Multi-Agent Self-Driving (MASD) systems provide an effective solution for coordinating autonomous vehicles to reduce congestion and enhance both safety and operational efficiency in future intelligent transportation systems. Recently, Multi-Agent Reinforcement Learning (MARL) has emerged as a promising approach for developing advanced end-to-end MASD systems. However, achieving efficient collaboration in dynamic MASD systems remains a significant challenge due to the complex interactions among agents in dense scenarios. To address this, we propose a novel collaborative(CO-) interaction-aware(-IN) MARL framework, named COIN. Specifically, we propose a new counterfactual individual-global twin delayed deep deterministic policy gradient (CIG-TD3) algorithm, crafted in a centralized training and decentralized execution (CTDE) manner, which aims to jointly optimize the individual objectives (navigation) and the global objectives (collaboration) of agents. To further enhance the optimization of global collaborative objectives, we introduce a novel dual-level interaction-aware centralized critic architecture that employs variational inference to identify local interactions between key pairs of agents through their impact on state transitions and rewards. We then combine agents' local interaction features with their state-action information and utilize an attention mechanism to capture global interactions across agents. This enables COIN to effectively capture both micro-level agent interactions and macro-level overall system interactions for more accurate global value estimation, thus enhancing credit assignment and facilitating the learning of more efficient collaborative navigation strategies. We conduct extensive simulation experiments in dense urban traffic environments, including roundabouts, intersections, and bottlenecks, which demonstrate that COIN consistently outperforms other advanced baseline methods in both safety and efficiency across various system sizes. These results highlight its superiority in complex and dynamic MASD scenarios, as further validated through real-world robot demonstrations.
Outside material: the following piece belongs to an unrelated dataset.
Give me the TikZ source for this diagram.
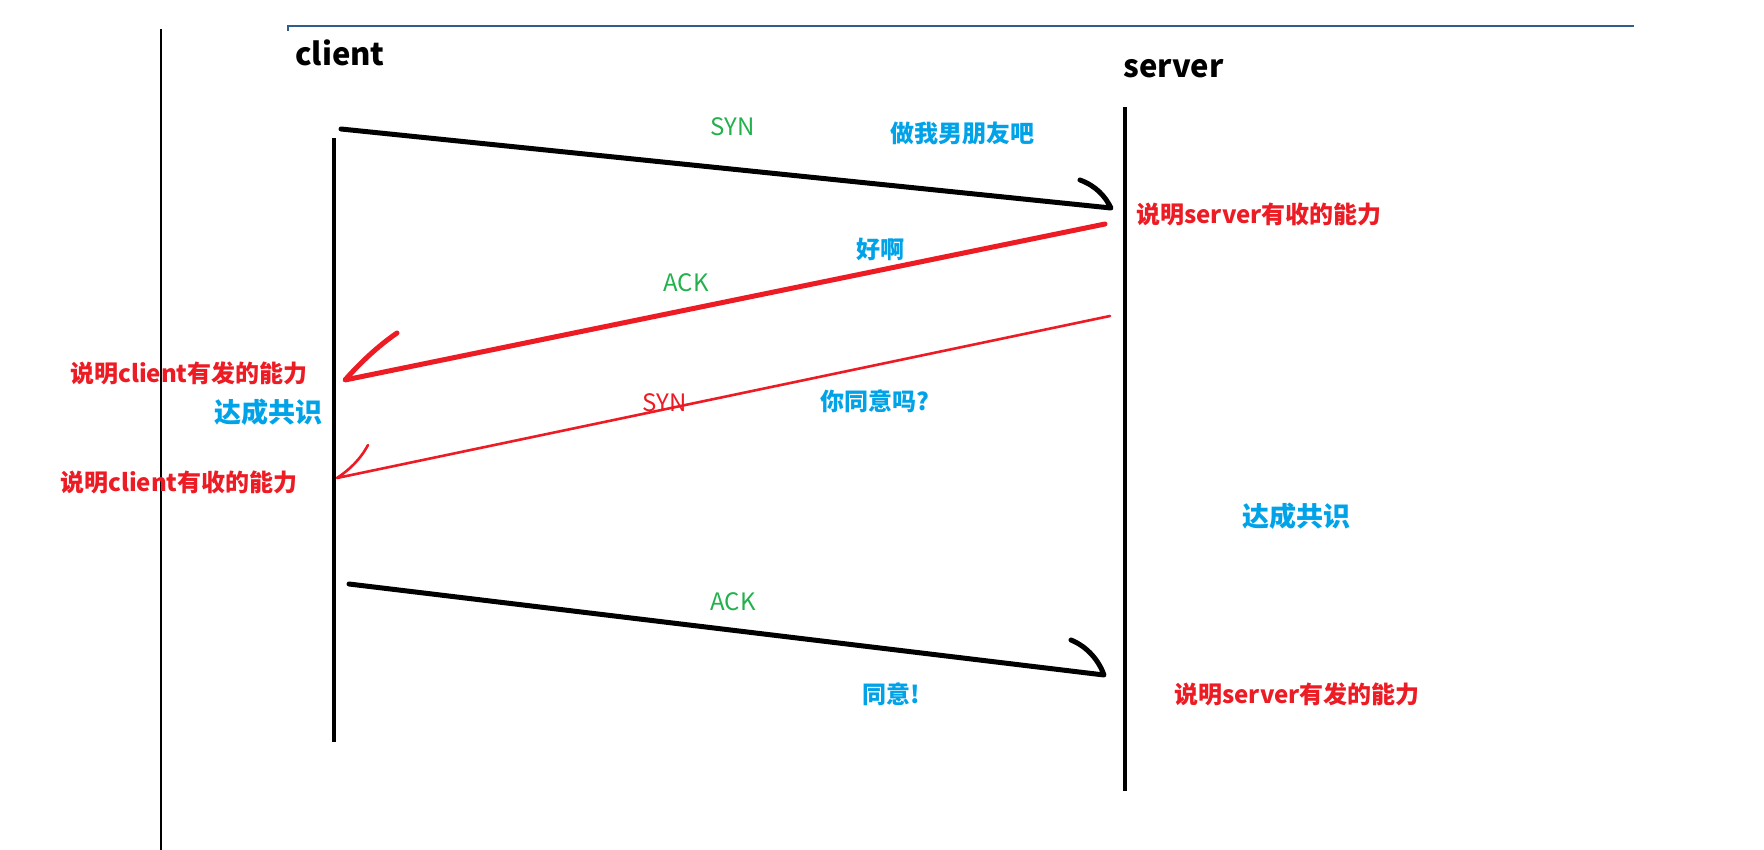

In the highly-interactive (i.e., the most challenging) intersection environment, COIN demonstrates superior control and collaboration capabilities, exhibiting almost no collisions and very few off-road incidents. By accurately modeling local and global interactions among vehicles during the policy optimization process, COIN achieves efficient and rational yielding and overtaking behaviors, thus enhancing overall safety and traffic efficiency.
COIN demonstrates strong stability and safety, maintaining smoother trajectories and more orderly traffic flow compared with other baselines. In contrast, TraCo and CoPO often result in collisions or deviations when vehicles exit the roundabout, while IPPO and ITD3 exhibit poorer stability, leading to frequent collisions during navigation.
COIN effectively models both local and global interactions, allowing it to efficiently coordinate vehicle passing sequences and significantly reduce conflicts and congestion. In the later stages, where interactions become less frequent, COIN maintains highly consistent trajectories with very low error rates, highlighting its capability to balance individual navigation and global cooperation objectives effectively.
The demonstration shows the robots navigating efficiently to their destinations while cooperating to avoid collisions in a real-world intersection mock-up, highlighting COIN’s effectiveness in complex MASD systems and its potential for end-to-end navigation in realistic and challenging traffic environments.